Quant aux nouvelles exonérations de charges prévues à l'article 1er, on ne sait pas si elles seront intégralement compensées à la sécurité sociale. Enfin, le projet de loi sur les universités que nous examinerons à la fin du mois amènera de facto les collectivités régionales à investir dans le patrimoine immobilier universitaire.
Concernant l'outre-mer, une discrimination importante touche les chômeurs. Connaissez-vous le taux de chômage en Martinique, en Guadeloupe et en Guyane ? Il se situe entre 25 % et 30 %.
Nous proposerons tout d'abord de mettre fin au scandale de la non-intégration de ces chômeurs dans les statistiques nationales. À quel titre les 220 000 chômeurs décomptés outre-mer ne figurent-ils pas dans les statistiques nationales ? Nous vous demanderons de faire cesser cette discrimination en adoptant une mesure de justice et d'égalité.
Nous vous proposerons, d'autre part, par des amendements après l'article 1er, de bonifier – idéalement de 20 % – les dispositifs d'exonération de charges pour nos jeunes diplômés sans emploi afin de lutter contre ce fléau qu'est, outre-mer, le chômage des jeunes et plus singulièrement celui des jeunes diplômés.
Enfin, nous vous proposerons de traiter un autre problème crucial outre-mer, et en particulier aux Antilles, celui de la pollution des terres au chlordécone et aux pesticides. Les agriculteurs dont la production est devenue impropre à la consommation sont privés de revenus et se voient confrontés à des contentieux sociaux et fiscaux inextricables du fait de cette catastrophe environnementale. L'État, et singulièrement le ministère de l'agriculture, en est entièrement responsable pour avoir laissé entrer dans ces territoires des poisons interdits partout ailleurs.
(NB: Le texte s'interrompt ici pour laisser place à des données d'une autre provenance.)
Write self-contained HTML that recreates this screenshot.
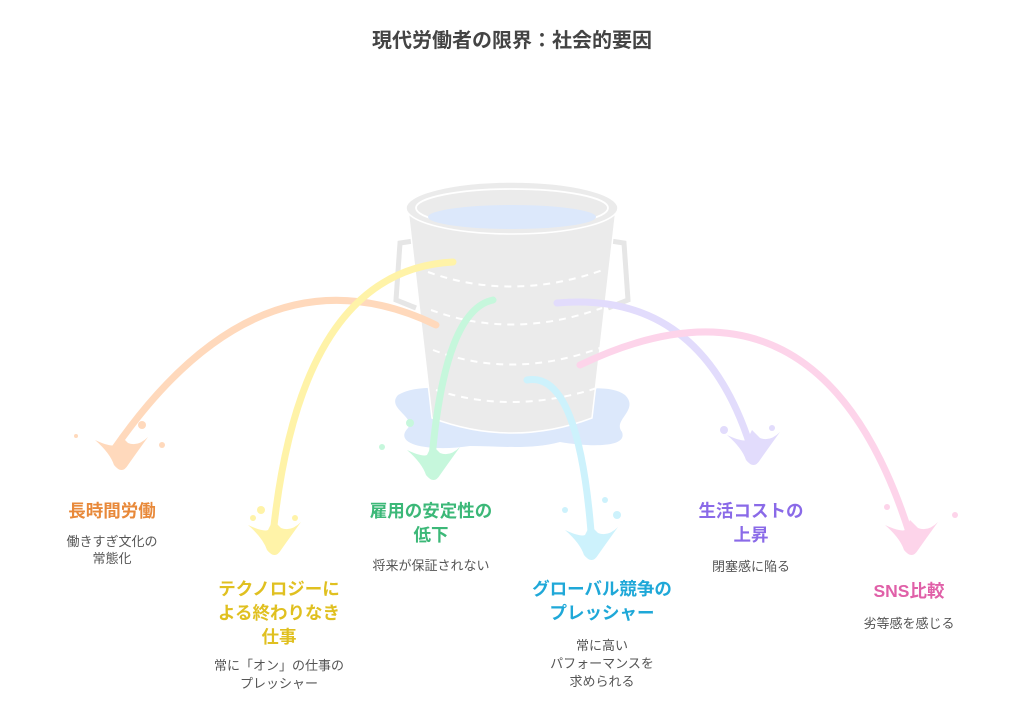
<!DOCTYPE html>
<html><head><meta charset="utf-8"><style>
body{margin:0;background:#fff;}
svg{display:block;font-family:"Liberation Sans","Noto Sans CJK JP",sans-serif;}
.t{font-size:17.5px;font-weight:bold;text-anchor:middle;}
.s{font-size:13px;fill:#555;text-anchor:middle;}
</style></head><body>
<svg width="1024" height="715" viewBox="0 0 1024 715">
<text x="512" y="47" text-anchor="middle" font-size="20" font-weight="bold" fill="#444">現代労働者の限界：社会的要因</text>
<!-- puddle -->
<path d="M398,395 C420,382 460,390 500,392 C560,395 605,380 625,395 C640,410 612,420 622,432 C628,448 590,447 560,442 C530,450 500,446 470,446 C430,452 392,445 408,428 C416,417 386,408 398,395Z" fill="#dce8fb"/>
<!-- handles -->
<path d="M420,240 L400,243 L396,300 L416,308" fill="none" stroke="#e6e6e6" stroke-width="5"/>
<path d="M604,240 L624,243 L628,300 L608,308" fill="none" stroke="#e6e6e6" stroke-width="5"/>
<!-- body -->
<path d="M408,210 L432,418 Q512,448 592,418 L616,210 Z" fill="#ebebeb" stroke="#fff" stroke-width="1.5"/>
<ellipse cx="512" cy="208" rx="106" ry="26" fill="#ebebeb" stroke="#fff" stroke-width="1.5"/>
<ellipse cx="512" cy="208" rx="96" ry="19" fill="none" stroke="#fff" stroke-width="1.8"/>
<ellipse cx="512" cy="217" rx="84" ry="12" fill="#dce8fb"/>
<g fill="none" stroke="#fff" stroke-width="2" stroke-dasharray="7,6">
<path d="M428,272 Q512,302 603,270"/>
<path d="M431,310 Q512,340 602,308"/>
<path d="M433,350 Q512,380 600,348"/>
<path d="M436,390 Q512,415 597,388"/>
</g>
<!-- streams -->
<g fill="none" stroke-width="7" stroke-linecap="round">
<path d="M436,325 Q260,240 115,448" stroke="#ffd9bc"/>
<path d="M453,262 Q300,270 273,535" stroke="#fff3a8"/>
<path d="M493,300 Q445,310 432,458" stroke="#c6f7dc"/>
<path d="M527,380 Q580,370 592,545" stroke="#cdf2fc"/>
<path d="M557,303 Q700,290 750,445" stroke="#e2dcfc"/>
<path d="M580,365 Q820,250 910,535" stroke="#fdd4ea"/>
</g>
<!-- splashes -->
<g>
<g transform="translate(120,455)" fill="#ffd9bc"><path d="M-25,-15 Q-10,-8 -5,-10 L0,-20 L8,-12 Q18,-8 28,-18 Q15,0 8,10 Q2,20 -6,10 Q-10,-2 -25,-15Z"/><circle cx="22" cy="-30" r="4"/><circle cx="42" cy="-10" r="3"/><circle cx="-44" cy="-19" r="2"/></g>
<g transform="translate(273,540)" fill="#fff3a8"><path d="M-25,-15 Q-10,-8 -5,-10 L0,-20 L8,-12 Q18,-8 28,-18 Q15,0 8,10 Q2,20 -6,10 Q-10,-2 -25,-15Z"/><circle cx="-12" cy="-30" r="4"/><circle cx="-20" cy="-22" r="3"/><circle cx="22" cy="-22" r="3"/></g>
<g transform="translate(432,465)" fill="#c6f7dc"><path d="M-25,-15 Q-10,-8 -5,-10 L0,-20 L8,-12 Q18,-8 28,-18 Q15,0 8,10 Q2,20 -6,10 Q-10,-2 -25,-15Z"/><circle cx="-50" cy="-18" r="3"/><circle cx="-22" cy="-42" r="4"/></g>
<g transform="translate(590,545)" fill="#cdf2fc"><path d="M-25,-15 Q-10,-8 -5,-10 L0,-20 L8,-12 Q18,-8 28,-18 Q15,0 8,10 Q2,20 -6,10 Q-10,-2 -25,-15Z"/><circle cx="-25" cy="-35" r="3"/><circle cx="27" cy="-30" r="4"/><circle cx="15" cy="-45" r="3"/></g>
<g transform="translate(752,450)" fill="#e2dcfc"><path d="M-25,-15 Q-10,-8 -5,-10 L0,-20 L8,-12 Q18,-8 28,-18 Q15,0 8,10 Q2,20 -6,10 Q-10,-2 -25,-15Z"/><circle cx="-28" cy="-20" r="4"/><circle cx="20" cy="-22" r="3"/></g>
<g transform="translate(910,540)" fill="#fdd4ea"><path d="M-25,-15 Q-10,-8 -5,-10 L0,-20 L8,-12 Q18,-8 28,-18 Q15,0 8,10 Q2,20 -6,10 Q-10,-2 -25,-15Z"/><circle cx="-23" cy="-33" r="3"/><circle cx="45" cy="-25" r="3"/></g>
</g>
<!-- labels -->
<text class="t" x="112" y="517" fill="#e8893a">長時間労働</text>
<text class="s" x="112" y="546">働きすぎ文化の</text>
<text class="s" x="112" y="563">常態化</text>

<text class="t" x="279" y="595" fill="#e0c020">テクノロジーに</text>
<text class="t" x="279" y="619" fill="#e0c020">よる終わりなき</text>
<text class="t" x="279" y="643" fill="#e0c020">仕事</text>
<text class="s" x="279" y="670">常に「オン」の仕事の</text>
<text class="s" x="279" y="688">プレッシャー</text>

<text class="t" x="431" y="517" fill="#3cb878">雇用の安定性の</text>
<text class="t" x="431" y="541" fill="#3cb878">低下</text>
<text class="s" x="431" y="570">将来が保証されない</text>

<text class="t" x="602" y="595" fill="#1fa8d8">グローバル競争の</text>
<text class="t" x="602" y="619" fill="#1fa8d8">プレッシャー</text>
<text class="s" x="602" y="650">常に高い</text>
<text class="s" x="602" y="668">パフォーマンスを</text>
<text class="s" x="602" y="686">求められる</text>

<text class="t" x="751" y="517" fill="#8a6ae8">生活コストの</text>
<text class="t" x="751" y="541" fill="#8a6ae8">上昇</text>
<text class="s" x="751" y="571">閉塞感に陥る</text>

<text class="t" x="909" y="597" fill="#e060a8">SNS比較</text>
<text class="s" x="909" y="628">劣等感を感じる</text>
</svg>
</body></html>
Le groupe socialiste, radical et citoyen vous propose donc, en guise de compensation, d'exonérer ces agriculteurs de cotisations.
Sur l'ensemble de ces sujets, auxquels je reviendrai naturellement au moment de la discussion des amendements, nous souhaitons que nos propositions soient entendues.
Enfin, je souhaite intervenir sur la question du logement social et le dispositif du projet de loi relatif à la déductibilité des intérêts d'emprunt. Quels que soient la pertinence et l'intérêt de cette mesure, je tiens à souligner qu'elle n'apportera rien outre-mer. En effet, ce dispositif est exclusif de la défiscalisation de l'achat immobilier outre-mer. Ainsi, en réalité, aucun effort supplémentaire n'est consenti dans ce texte pour le logement outre-mer. Permettez-moi donc, monsieur le secrétaire d'État, de vous poser une question très simple : comment l'État va-t-il payer sa dette relative au logement social et consacrer des moyens à la construction de logements outre-mer alors que les besoins sont estimés à 120 000 logements supplémentaires ?
Pour conclure, je rappellerai le point de vue du sénateur UMP de l'Ardèche Henri Torre qui, dans son rapport d'information de novembre 2006 consacré au logement outre-mer, dénonçait « la politique suicidaire » et « la gestion hasardeuse » du Gouvernement dans ce domaine, qui a conduit à une situation sans précédent. La dette en matière de logement social se situerait selon lui « dans une fourchette comprise entre 500 millions et un milliard d'euros ». Cette situation me semble extrêmement grave et il faut absolument trouver des moyens de compensation pour y remédier. (Applaudissements sur les bancs du groupe socialiste, radical et citoyen et du groupe de la Gauche démocrate et républicaine.)